-- START OF Stored data --
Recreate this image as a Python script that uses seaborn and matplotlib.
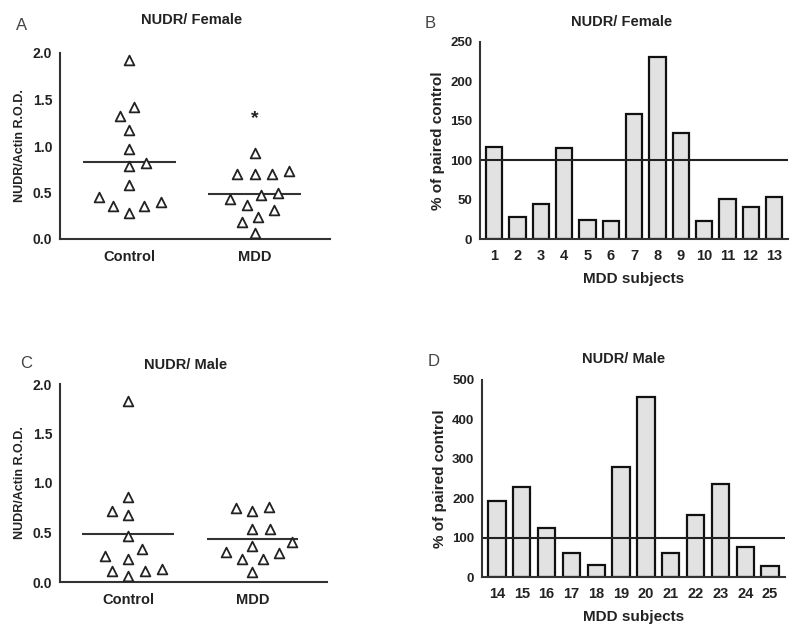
import numpy as np
import pandas as pd
import matplotlib
matplotlib.use("Agg")
import matplotlib.pyplot as plt
from matplotlib.collections import PathCollection
import seaborn as sns

# ---------------- data ----------------
groups = ["Control", "MDD"]
female_control = [1.92, 1.42, 1.32, 1.17, 0.97, 0.79, 0.82, 0.58, 0.45, 0.36, 0.28, 0.35, 0.40]
female_mdd = [0.93, 0.73, 0.70, 0.70, 0.70, 0.50, 0.43, 0.47, 0.37, 0.31, 0.24, 0.18, 0.06]
male_control = [1.83, 0.86, 0.72, 0.68, 0.46, 0.33, 0.26, 0.23, 0.11, 0.11, 0.13, 0.06]
male_mdd = [0.75, 0.72, 0.76, 0.535, 0.535, 0.40, 0.30, 0.23, 0.29, 0.36, 0.23, 0.10]

female_subjects = [str(i) for i in range(1, 14)]
female_pct = [117, 28, 45, 115, 24, 23, 159, 231, 134, 23, 51, 41, 53]
male_subjects = [str(i) for i in range(14, 26)]
male_pct = [192, 228, 124, 62, 31, 280, 457, 60, 158, 236, 77, 27]

female_sig_value = 1.29

# ---------------- style ----------------
sns.set_theme(style="white")
plt.rcParams["font.family"] = ["Liberation Sans", "DejaVu Sans"]
plt.rcParams["font.weight"] = "bold"
axcol = "#333333"
txtcol = "#222222"

fig = plt.figure(figsize=(8, 6.38), dpi=100)

def px(x0, y0, x1, y1):
    W, H = 800, 638
    return [x0 / W, 1 - y1 / H, (x1 - x0) / W, (y1 - y0) / H]

axA = fig.add_axes(px(60, 53, 330, 239))
axB = fig.add_axes(px(480, 42, 788, 239))
axC = fig.add_axes(px(60, 384, 327, 582))
axD = fig.add_axes(px(482, 380, 785, 577))

def style_axes(ax, fs):
    for s in ["top", "right"]:
        ax.spines[s].set_visible(False)
    for s in ["left", "bottom"]:
        ax.spines[s].set_color(axcol)
        ax.spines[s].set_linewidth(1.5)
    ax.tick_params(axis="both", direction="out", length=3.5, width=1.2,
                   color=axcol, labelsize=fs, labelcolor=txtcol, pad=2)
    for lab in ax.get_xticklabels() + ax.get_yticklabels():
        lab.set_fontweight("bold")

swarm_axes = []

def scatter_panel(ax, ctrl, mdd, ylabel):
    df = pd.DataFrame({
        "group": [groups[0]] * len(ctrl) + [groups[1]] * len(mdd),
        "value": list(ctrl) + list(mdd),
    })
    sns.swarmplot(data=df, x="group", y="value", order=groups, ax=ax,
                  marker="^", size=10.5, color="white", edgecolor="#222222",
                  linewidth=1.3)
    for i, vals in enumerate([ctrl, mdd]):
        ax.hlines(np.mean(vals), i - 0.37, i + 0.37, color="#333333", lw=1.5)
    ax.set_ylim(0, 2.0)
    ax.set_xlim(-0.55, 1.6)
    ax.set_yticks([0, 0.5, 1.0, 1.5, 2.0])
    ax.set_yticklabels(["0.0", "0.5", "1.0", "1.5", "2.0"])
    ax.set_xlabel("")
    ax.set_ylabel(ylabel, fontsize=9, fontweight="bold", color=txtcol, labelpad=5)
    style_axes(ax, 10)
    ax.tick_params(axis="x", length=0, labelsize=10.5, pad=8)
    for lab in ax.get_xticklabels():
        lab.set_fontweight("bold")
    swarm_axes.append(ax)

def bar_panel(ax, subjects, vals, ymax, step):
    sns.barplot(x=subjects, y=vals, order=subjects, ax=ax, color="#e2e2e2",
                edgecolor="#111111", linewidth=1.6, width=0.7, saturation=1)
    ax.axhline(100, color="#222222", lw=1.5)
    ax.set_ylim(0, ymax)
    ax.set_yticks(np.arange(0, ymax + 1, step))
    ax.set_xlim(-0.6, len(subjects) - 1 + 0.6)
    ax.set_xlabel("MDD subjects", fontsize=11, fontweight="bold", color=txtcol, labelpad=6)
    ax.set_ylabel("% of paired control", fontsize=11, fontweight="bold", color=txtcol, labelpad=4)
    style_axes(ax, 9.5)
    ax.tick_params(axis="x", labelsize=10.5, length=4.5, pad=3)
    for lab in ax.get_xticklabels():
        lab.set_fontweight("bold")

scatter_panel(axA, female_control, female_mdd, "NUDR/Actin R.O.D.")
axA.text(1, female_sig_value, "*", ha="center", va="center", fontsize=14,
         fontweight="bold", color=txtcol)
scatter_panel(axC, male_control, male_mdd, "NUDR/Actin R.O.D.")
bar_panel(axB, female_subjects, female_pct, 250, 50)
bar_panel(axD, male_subjects, male_pct, 500, 100)

# titles and panel letters
def ftext(x, y, s, **kw):
    fig.text(x / 800, 1 - y / 638, s, ha="center", va="center", **kw)

tkw = dict(fontsize=10.5, fontweight="bold", color=txtcol)
ftext(192, 20, "NUDR/ Female", **tkw)
ftext(622, 22, "NUDR/ Female", **tkw)
ftext(186, 365, "NUDR/ Male", **tkw)
ftext(624, 359, "NUDR/ Male", **tkw)

lkw = dict(fontsize=12, fontweight="normal", color="#444444")
ftext(22, 26, "A", **lkw)
ftext(430, 24, "B", **lkw)
ftext(26, 364, "C", **lkw)
ftext(434, 361, "D", **lkw)

# lay the swarm out with a wide spacing, then freeze it and draw smaller markers
fig.canvas.draw()
for ax in swarm_axes:
    for coll in ax.collections:
        if not isinstance(coll, PathCollection):
            continue
        if "draw" in coll.__dict__:
            del coll.__dict__["draw"]
        coll.set_sizes([7.0 ** 2])

fig.savefig("out.png", dpi=100)
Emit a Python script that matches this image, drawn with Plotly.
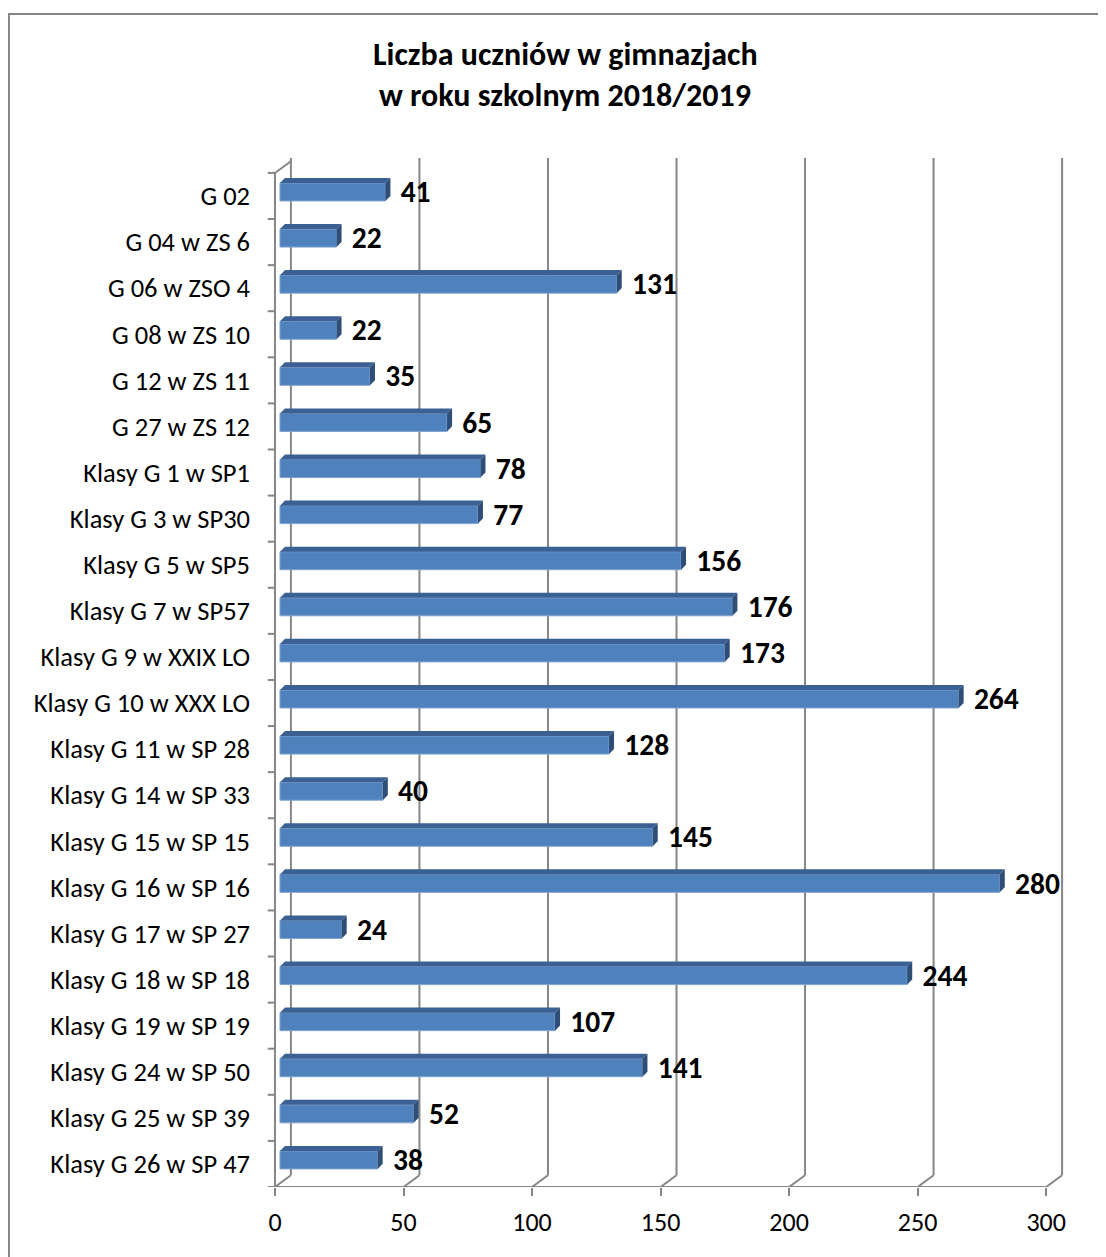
-- END OF Stored data --
#### Task instructions
List all lines where "that" occurs.

#### Answer below
Recreate this image as a Python script that uses seaborn and matplotlib.
Emit a Python script that matches this image, drawn with Plotly.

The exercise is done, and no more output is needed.